■ **DESCRIPTION OF THE TASK**: Everything from the first line of the records below through the line containing "var chart = echarts.init(document.getElementById('main'));" is to be retyped exactly; leave out the rest.
— START RAW DATA —
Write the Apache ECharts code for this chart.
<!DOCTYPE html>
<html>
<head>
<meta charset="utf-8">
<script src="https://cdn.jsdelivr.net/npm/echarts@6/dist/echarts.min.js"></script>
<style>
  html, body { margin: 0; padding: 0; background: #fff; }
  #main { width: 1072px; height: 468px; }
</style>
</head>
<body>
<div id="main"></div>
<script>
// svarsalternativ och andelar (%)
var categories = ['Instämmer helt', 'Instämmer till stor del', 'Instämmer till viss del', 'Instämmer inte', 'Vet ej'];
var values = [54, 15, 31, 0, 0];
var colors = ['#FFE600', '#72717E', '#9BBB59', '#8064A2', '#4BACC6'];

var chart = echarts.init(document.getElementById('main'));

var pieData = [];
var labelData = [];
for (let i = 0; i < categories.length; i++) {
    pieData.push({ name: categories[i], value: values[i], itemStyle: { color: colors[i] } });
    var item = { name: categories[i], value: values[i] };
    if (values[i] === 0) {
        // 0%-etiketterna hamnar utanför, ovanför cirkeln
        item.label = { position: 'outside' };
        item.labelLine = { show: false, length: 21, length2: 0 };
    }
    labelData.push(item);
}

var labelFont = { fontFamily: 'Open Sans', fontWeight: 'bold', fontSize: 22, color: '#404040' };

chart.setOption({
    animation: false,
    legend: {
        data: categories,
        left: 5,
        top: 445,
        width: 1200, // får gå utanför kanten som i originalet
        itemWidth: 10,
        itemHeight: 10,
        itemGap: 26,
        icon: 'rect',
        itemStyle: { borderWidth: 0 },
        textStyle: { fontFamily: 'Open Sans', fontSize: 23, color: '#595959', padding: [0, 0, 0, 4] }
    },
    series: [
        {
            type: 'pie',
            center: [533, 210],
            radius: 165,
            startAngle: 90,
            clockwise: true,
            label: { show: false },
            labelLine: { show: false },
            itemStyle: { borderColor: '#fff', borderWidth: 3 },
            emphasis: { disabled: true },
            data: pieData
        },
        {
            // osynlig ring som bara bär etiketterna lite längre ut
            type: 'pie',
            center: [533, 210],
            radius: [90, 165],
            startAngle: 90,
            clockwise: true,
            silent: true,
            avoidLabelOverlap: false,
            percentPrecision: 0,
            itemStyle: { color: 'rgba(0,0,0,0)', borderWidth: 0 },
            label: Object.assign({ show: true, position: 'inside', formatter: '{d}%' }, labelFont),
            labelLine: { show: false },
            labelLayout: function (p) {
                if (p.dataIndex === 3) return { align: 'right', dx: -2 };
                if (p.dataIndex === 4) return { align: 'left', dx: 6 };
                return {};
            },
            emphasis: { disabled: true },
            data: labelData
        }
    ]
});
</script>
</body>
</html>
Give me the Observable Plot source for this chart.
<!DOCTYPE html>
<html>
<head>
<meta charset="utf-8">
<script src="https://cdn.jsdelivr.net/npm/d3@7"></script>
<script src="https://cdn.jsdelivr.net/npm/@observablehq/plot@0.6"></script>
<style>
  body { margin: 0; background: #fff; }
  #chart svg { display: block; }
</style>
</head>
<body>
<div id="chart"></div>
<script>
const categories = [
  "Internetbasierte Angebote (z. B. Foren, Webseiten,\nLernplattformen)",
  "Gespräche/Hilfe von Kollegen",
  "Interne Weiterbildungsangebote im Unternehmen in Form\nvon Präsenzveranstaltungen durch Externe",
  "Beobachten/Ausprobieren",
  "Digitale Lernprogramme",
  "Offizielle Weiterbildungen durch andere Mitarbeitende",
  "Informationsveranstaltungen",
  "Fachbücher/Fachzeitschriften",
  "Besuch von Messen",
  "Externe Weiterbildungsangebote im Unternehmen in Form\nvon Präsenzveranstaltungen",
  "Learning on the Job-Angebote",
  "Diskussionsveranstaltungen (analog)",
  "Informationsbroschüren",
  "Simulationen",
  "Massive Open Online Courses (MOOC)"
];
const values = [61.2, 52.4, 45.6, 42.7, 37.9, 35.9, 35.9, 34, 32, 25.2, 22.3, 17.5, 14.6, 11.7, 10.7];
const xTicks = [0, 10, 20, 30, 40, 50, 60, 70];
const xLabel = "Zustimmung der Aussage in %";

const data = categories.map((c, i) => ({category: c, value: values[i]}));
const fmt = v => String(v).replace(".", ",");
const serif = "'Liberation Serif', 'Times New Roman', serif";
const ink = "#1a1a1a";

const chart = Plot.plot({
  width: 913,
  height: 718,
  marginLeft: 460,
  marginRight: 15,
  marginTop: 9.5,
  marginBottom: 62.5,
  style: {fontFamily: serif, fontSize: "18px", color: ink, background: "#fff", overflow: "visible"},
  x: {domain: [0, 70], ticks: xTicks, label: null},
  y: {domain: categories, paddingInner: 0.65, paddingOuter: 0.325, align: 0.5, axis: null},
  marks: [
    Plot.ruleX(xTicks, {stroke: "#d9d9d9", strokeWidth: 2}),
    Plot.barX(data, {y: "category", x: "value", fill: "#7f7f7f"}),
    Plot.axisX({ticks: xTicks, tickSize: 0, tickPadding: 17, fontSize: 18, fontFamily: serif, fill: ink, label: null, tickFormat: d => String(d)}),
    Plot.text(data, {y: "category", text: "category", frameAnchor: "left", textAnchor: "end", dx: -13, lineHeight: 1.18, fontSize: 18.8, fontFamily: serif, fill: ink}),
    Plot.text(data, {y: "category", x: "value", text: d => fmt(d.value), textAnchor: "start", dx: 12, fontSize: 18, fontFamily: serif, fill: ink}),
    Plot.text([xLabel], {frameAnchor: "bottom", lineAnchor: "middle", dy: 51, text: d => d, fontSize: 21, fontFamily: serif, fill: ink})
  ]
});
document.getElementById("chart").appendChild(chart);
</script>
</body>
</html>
— END RAW DATA —
■ **EXERCISE RESULT**:
Write the Apache ECharts code for this chart.
<!DOCTYPE html>
<html>
<head>
<meta charset="utf-8">
<script src="https://cdn.jsdelivr.net/npm/echarts@6/dist/echarts.min.js"></script>
<style>
  html, body { margin: 0; padding: 0; background: #fff; }
  #main { width: 1072px; height: 468px; }
</style>
</head>
<body>
<div id="main"></div>
<script>
// svarsalternativ och andelar (%)
var categories = ['Instämmer helt', 'Instämmer till stor del', 'Instämmer till viss del', 'Instämmer inte', 'Vet ej'];
var values = [54, 15, 31, 0, 0];
var colors = ['#FFE600', '#72717E', '#9BBB59', '#8064A2', '#4BACC6'];

var chart = echarts.init(document.getElementById('main'));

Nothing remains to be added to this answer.